┌─ Provided data

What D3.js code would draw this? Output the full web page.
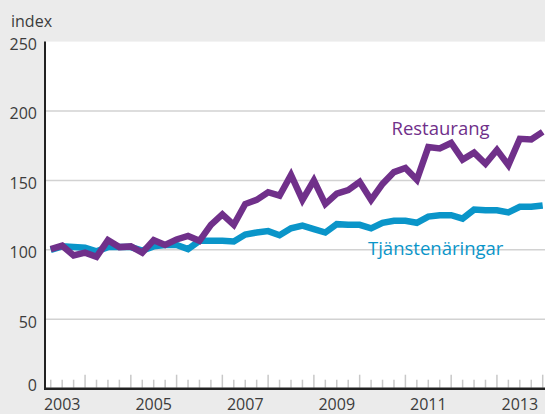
<!DOCTYPE html>
<html>
<head>
<meta charset="utf-8">
<script src="https://cdn.jsdelivr.net/npm/d3@7"></script>
<style>
  html, body { margin: 0; padding: 0; background: #ebebeb; }
  svg { display: block; }
  text { font-family: "Open Sans", sans-serif; }
</style>
</head>
<body>
<svg id="chart" width="545" height="414"></svg>
<script>
// ---- data (quarterly index, 2003Q1 = ~100) ----
const quarters = [
  "2003Q1","2003Q2","2003Q3","2003Q4","2004Q1","2004Q2","2004Q3","2004Q4",
  "2005Q1","2005Q2","2005Q3","2005Q4","2006Q1","2006Q2","2006Q3","2006Q4",
  "2007Q1","2007Q2","2007Q3","2007Q4","2008Q1","2008Q2","2008Q3","2008Q4",
  "2009Q1","2009Q2","2009Q3","2009Q4","2010Q1","2010Q2","2010Q3","2010Q4",
  "2011Q1","2011Q2","2011Q3","2011Q4","2012Q1","2012Q2","2012Q3","2012Q4",
  "2013Q1","2013Q2","2013Q3","2013Q4"
];
const restaurang = [100.5,103,96,98,95,107,102,102.5,98,107,103.5,107.5,110,106.5,118,125.5,
  118,133,136,141.5,139,154,136,150,133,140.5,143,149,136,147.5,156,159,
  150.5,174,173,177,165,170,162,172,161,180,179.5,185];
const tjanst = [100,102.5,102,101.5,99,102,102,102,99.5,102.5,103.5,103.5,100.5,106.5,106.5,106.5,
  106,111,112.5,113.5,110.5,115.5,117.5,115,112.5,118.5,118,118,115.5,119.5,121,121,
  119.5,124,125,125,122.5,129,128.5,128.5,127,131,131,132];
const yTicks = [0, 50, 100, 150, 200, 250];
const yearLabels = ["2003","2005","2007","2009","2011","2013"];
const seriesNames = ["Tjänstenäringar", "Restaurang"];

// ---- layout ----
const plotLeft = 45, plotRight = 545, plotTop = 41.6, plotBottom = 388.7;
const purple = "#70308a", blue = "#0a95c9";

const svg = d3.select("#chart");

// quarter string -> time at end of quarter
const qTime = q => +q.slice(0, 4) + (+q.slice(5)) / 4;

const x = d3.scaleLinear().domain([2003, 2014]).range([39.3, 542.7]);
const y = d3.scaleLinear().domain([0, 250]).range([plotBottom, plotTop]);

// plot background
svg.append("rect")
  .attr("x", plotLeft).attr("y", plotTop)
  .attr("width", plotRight - plotLeft).attr("height", plotBottom - plotTop)
  .attr("fill", "#ffffff");

// gridlines
svg.append("g")
  .selectAll("line")
  .data(yTicks.filter(d => d > 0 && d < 250))
  .join("line")
  .attr("x1", plotLeft).attr("x2", plotRight)
  .attr("y1", d => y(d)).attr("y2", d => y(d))
  .attr("stroke", "#d2d2d2").attr("stroke-width", 1.5);

// x ticks (quarters minor, years major)
const tickTimes = quarters.map(qTime);
svg.append("g")
  .selectAll("line")
  .data(tickTimes)
  .join("line")
  .attr("x1", d => x(d)).attr("x2", d => x(d))
  .attr("y1", plotBottom - 1)
  .attr("y2", d => Math.abs(d - Math.round(d)) < 1e-6 ? plotBottom - 14 : plotBottom - 9)
  .attr("stroke", "#c8c8c8").attr("stroke-width", 1.5);

// lines
const line = d3.line()
  .x((d, i) => x(qTime(quarters[i])))
  .y(d => y(d));

svg.append("path")
  .datum(tjanst)
  .attr("d", line)
  .attr("fill", "none").attr("stroke", blue).attr("stroke-width", 6.5)
  .attr("stroke-linejoin", "miter");

svg.append("path")
  .datum(restaurang)
  .attr("d", line)
  .attr("fill", "none").attr("stroke", purple).attr("stroke-width", 6.5)
  .attr("stroke-linejoin", "miter");

// axis lines
svg.append("line")
  .attr("x1", plotLeft).attr("x2", plotLeft)
  .attr("y1", plotTop).attr("y2", plotBottom)
  .attr("stroke", "#222").attr("stroke-width", 2);
svg.append("line")
  .attr("x1", plotLeft - 1).attr("x2", plotRight)
  .attr("y1", plotBottom).attr("y2", plotBottom)
  .attr("stroke", "#222").attr("stroke-width", 2.6);

// y tick labels
svg.append("g")
  .selectAll("text")
  .data(yTicks)
  .join("text")
  .attr("x", 37).attr("y", d => y(d))
  .attr("dy", d => d === 0 ? "0.15em" : "0.52em")
  .attr("text-anchor", "end")
  .attr("font-size", 16).attr("fill", "#3c3c3c")
  .text(d => d);

// x year labels
svg.append("g")
  .selectAll("text")
  .data(yearLabels)
  .join("text")
  .attr("x", d => x(+d + 0.5)).attr("y", 409.8)
  .attr("text-anchor", "middle")
  .attr("font-size", 16).attr("fill", "#3c3c3c")
  .text(d => d);

// axis title
svg.append("text")
  .attr("x", 11).attr("y", 26.5)
  .attr("font-size", 16).attr("fill", "#3c3c3c")
  .text("index");

// series labels
svg.append("text")
  .attr("x", 391.5).attr("y", 135)
  .attr("font-size", 18.5).attr("fill", purple)
  .text(seriesNames[1]);
svg.append("text")
  .attr("x", 368).attr("y", 255)
  .attr("font-size", 18.5).attr("fill", blue)
  .text(seriesNames[0]);
</script>
</body>
</html>
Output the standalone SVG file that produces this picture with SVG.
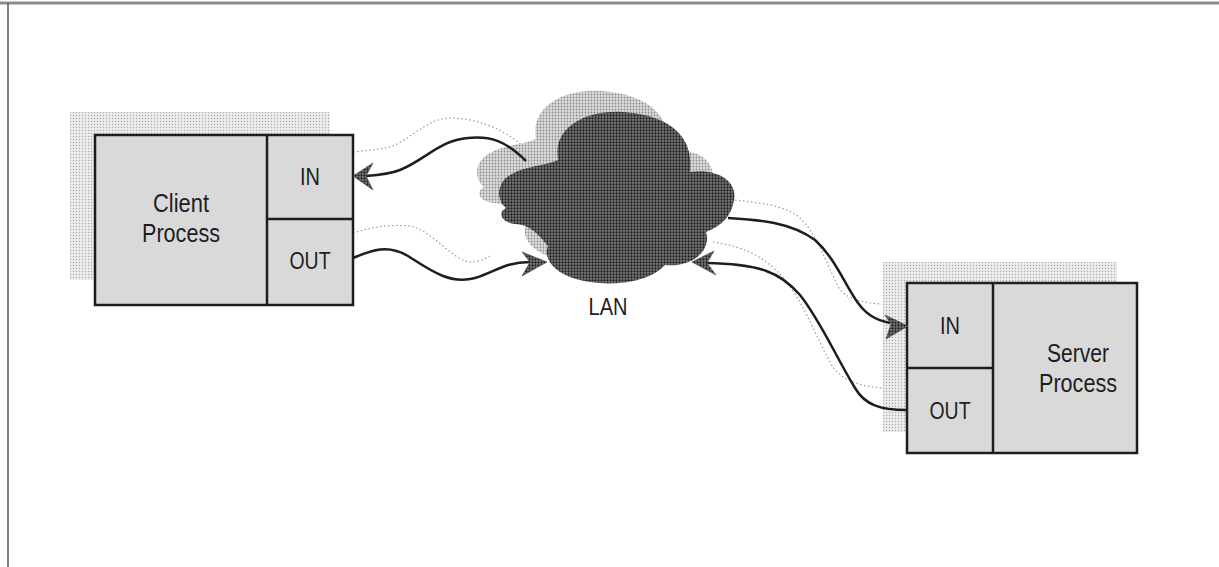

└─

Problem requirements — Repeat the data exactly in full, omitting its pictures.

Solution to the problem —
What D3.js code would draw this? Output the full web page.
<!DOCTYPE html>
<html>
<head>
<meta charset="utf-8">
<script src="https://cdn.jsdelivr.net/npm/d3@7"></script>
<style>
  html, body { margin: 0; padding: 0; background: #ebebeb; }
  svg { display: block; }
  text { font-family: "Open Sans", sans-serif; }
</style>
</head>
<body>
<svg id="chart" width="545" height="414"></svg>
<script>
// ---- data (quarterly index, 2003Q1 = ~100) ----
const quarters = [
  "2003Q1","2003Q2","2003Q3","2003Q4","2004Q1","2004Q2","2004Q3","2004Q4",
  "2005Q1","2005Q2","2005Q3","2005Q4","2006Q1","2006Q2","2006Q3","2006Q4",
  "2007Q1","2007Q2","2007Q3","2007Q4","2008Q1","2008Q2","2008Q3","2008Q4",
  "2009Q1","2009Q2","2009Q3","2009Q4","2010Q1","2010Q2","2010Q3","2010Q4",
  "2011Q1","2011Q2","2011Q3","2011Q4","2012Q1","2012Q2","2012Q3","2012Q4",
  "2013Q1","2013Q2","2013Q3","2013Q4"
];
const restaurang = [100.5,103,96,98,95,107,102,102.5,98,107,103.5,107.5,110,106.5,118,125.5,
  118,133,136,141.5,139,154,136,150,133,140.5,143,149,136,147.5,156,159,
  150.5,174,173,177,165,170,162,172,161,180,179.5,185];
const tjanst = [100,102.5,102,101.5,99,102,102,102,99.5,102.5,103.5,103.5,100.5,106.5,106.5,106.5,
  106,111,112.5,113.5,110.5,115.5,117.5,115,112.5,118.5,118,118,115.5,119.5,121,121,
  119.5,124,125,125,122.5,129,128.5,128.5,127,131,131,132];
const yTicks = [0, 50, 100, 150, 200, 250];
const yearLabels = ["2003","2005","2007","2009","2011","2013"];
const seriesNames = ["Tjänstenäringar", "Restaurang"];

// ---- layout ----
const plotLeft = 45, plotRight = 545, plotTop = 41.6, plotBottom = 388.7;
const purple = "#70308a", blue = "#0a95c9";

const svg = d3.select("#chart");

// quarter string -> time at end of quarter
const qTime = q => +q.slice(0, 4) + (+q.slice(5)) / 4;

const x = d3.scaleLinear().domain([2003, 2014]).range([39.3, 542.7]);
const y = d3.scaleLinear().domain([0, 250]).range([plotBottom, plotTop]);

// plot background
svg.append("rect")
  .attr("x", plotLeft).attr("y", plotTop)
  .attr("width", plotRight - plotLeft).attr("height", plotBottom - plotTop)
  .attr("fill", "#ffffff");

// gridlines
svg.append("g")
  .selectAll("line")
  .data(yTicks.filter(d => d > 0 && d < 250))
  .join("line")
  .attr("x1", plotLeft).attr("x2", plotRight)
  .attr("y1", d => y(d)).attr("y2", d => y(d))
  .attr("stroke", "#d2d2d2").attr("stroke-width", 1.5);

// x ticks (quarters minor, years major)
const tickTimes = quarters.map(qTime);
svg.append("g")
  .selectAll("line")
  .data(tickTimes)
  .join("line")
  .attr("x1", d => x(d)).attr("x2", d => x(d))
  .attr("y1", plotBottom - 1)
  .attr("y2", d => Math.abs(d - Math.round(d)) < 1e-6 ? plotBottom - 14 : plotBottom - 9)
  .attr("stroke", "#c8c8c8").attr("stroke-width", 1.5);

// lines
const line = d3.line()
  .x((d, i) => x(qTime(quarters[i])))
  .y(d => y(d));

svg.append("path")
  .datum(tjanst)
  .attr("d", line)
  .attr("fill", "none").attr("stroke", blue).attr("stroke-width", 6.5)
  .attr("stroke-linejoin", "miter");

svg.append("path")
  .datum(restaurang)
  .attr("d", line)
  .attr("fill", "none").attr("stroke", purple).attr("stroke-width", 6.5)
  .attr("stroke-linejoin", "miter");

// axis lines
svg.append("line")
  .attr("x1", plotLeft).attr("x2", plotLeft)
  .attr("y1", plotTop).attr("y2", plotBottom)
  .attr("stroke", "#222").attr("stroke-width", 2);
svg.append("line")
  .attr("x1", plotLeft - 1).attr("x2", plotRight)
  .attr("y1", plotBottom).attr("y2", plotBottom)
  .attr("stroke", "#222").attr("stroke-width", 2.6);

// y tick labels
svg.append("g")
  .selectAll("text")
  .data(yTicks)
  .join("text")
  .attr("x", 37).attr("y", d => y(d))
  .attr("dy", d => d === 0 ? "0.15em" : "0.52em")
  .attr("text-anchor", "end")
  .attr("font-size", 16).attr("fill", "#3c3c3c")
  .text(d => d);

// x year labels
svg.append("g")
  .selectAll("text")
  .data(yearLabels)
  .join("text")
  .attr("x", d => x(+d + 0.5)).attr("y", 409.8)
  .attr("text-anchor", "middle")
  .attr("font-size", 16).attr("fill", "#3c3c3c")
  .text(d => d);

// axis title
svg.append("text")
  .attr("x", 11).attr("y", 26.5)
  .attr("font-size", 16).attr("fill", "#3c3c3c")
  .text("index");

// series labels
svg.append("text")
  .attr("x", 391.5).attr("y", 135)
  .attr("font-size", 18.5).attr("fill", purple)
  .text(seriesNames[1]);
svg.append("text")
  .attr("x", 368).attr("y", 255)
  .attr("font-size", 18.5).attr("fill", blue)
  .text(seriesNames[0]);
</script>
</body>
</html>
Output the standalone SVG file that produces this picture with SVG.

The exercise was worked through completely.